The Agreement provides that Mr. Payne will receive a base annual salary of not less than
$500,000. In addition, Mr. Payne shall be entitled to an annual, discretionary incentive award,
the target amount of which is 75% of the base annual salary with a potential maximum amount equal
to 150% of the base annual salary and a minimum amount of 37 1/2% of the base annual salary based on
the achievement of quantitative and qualitative metrics determined at the discretion of the
Compensation Committee of the Board of Directors. Mr. Payne shall be eligible for awards of
restricted stock and other long-term incentive-based compensation under the terms of the Companys
2006 Long Term Incentive Plan and as approved by the Compensation Committee of the Board of
Directors. Mr. Payne is also entitled to reimbursement of premiums on non-Company sponsored
disability and life insurance policies up to $25,000 annually.

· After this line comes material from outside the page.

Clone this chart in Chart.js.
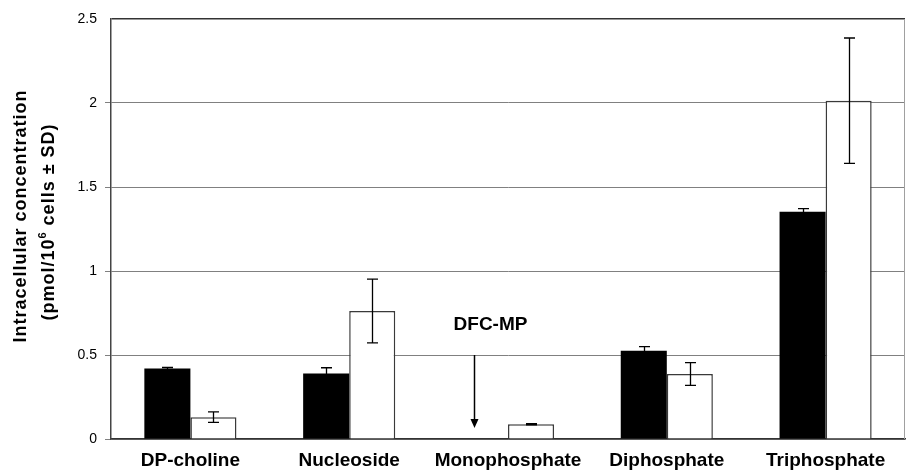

Pursuant to the Agreement, in the event the Company discharges Mr. Payne without Cause (as
defined in the Agreement), the Company shall continue to pay (1) his base pay for a period of 24
months, (2) a pro rata amount of the annual incentive award at the 75% of the base annual salary
goal level for the year of termination, (3) all benefits payable under any benefit plan or program
of the Company, and (4) medical continuation premiums for a period of up to 36 months. In the
event the Company discharges Mr. Payne for Cause, the Company shall have no further obligation to
Mr. Payne or his estate other than to pay that portion of Mr. Paynes salary accrued through the
date of termination.
If following a change in control Mr. Payne voluntarily terminates his employment for Good
Reason (as defined in the Agreement) or he is discharged without Cause, in either case, within 24
months following the change in control, then the Company shall pay (1) a lump sum payment equal to
two times Mr. Paynes base annual salary, (2) 100% of the of the annual incentive award at the 75%
of the base annual salary goal level for the year of termination, (3) all benefits payable under
any benefit plan or program of the Company, and (4) medical continuation premiums for up to 36
months.
The foregoing is a summary of certain terms and conditions of the Agreement and is qualified
in its entirety by reference to the full text of the Agreement, a copy of which is attached hereto
as Exhibit 10.1 and incorporated herein by reference.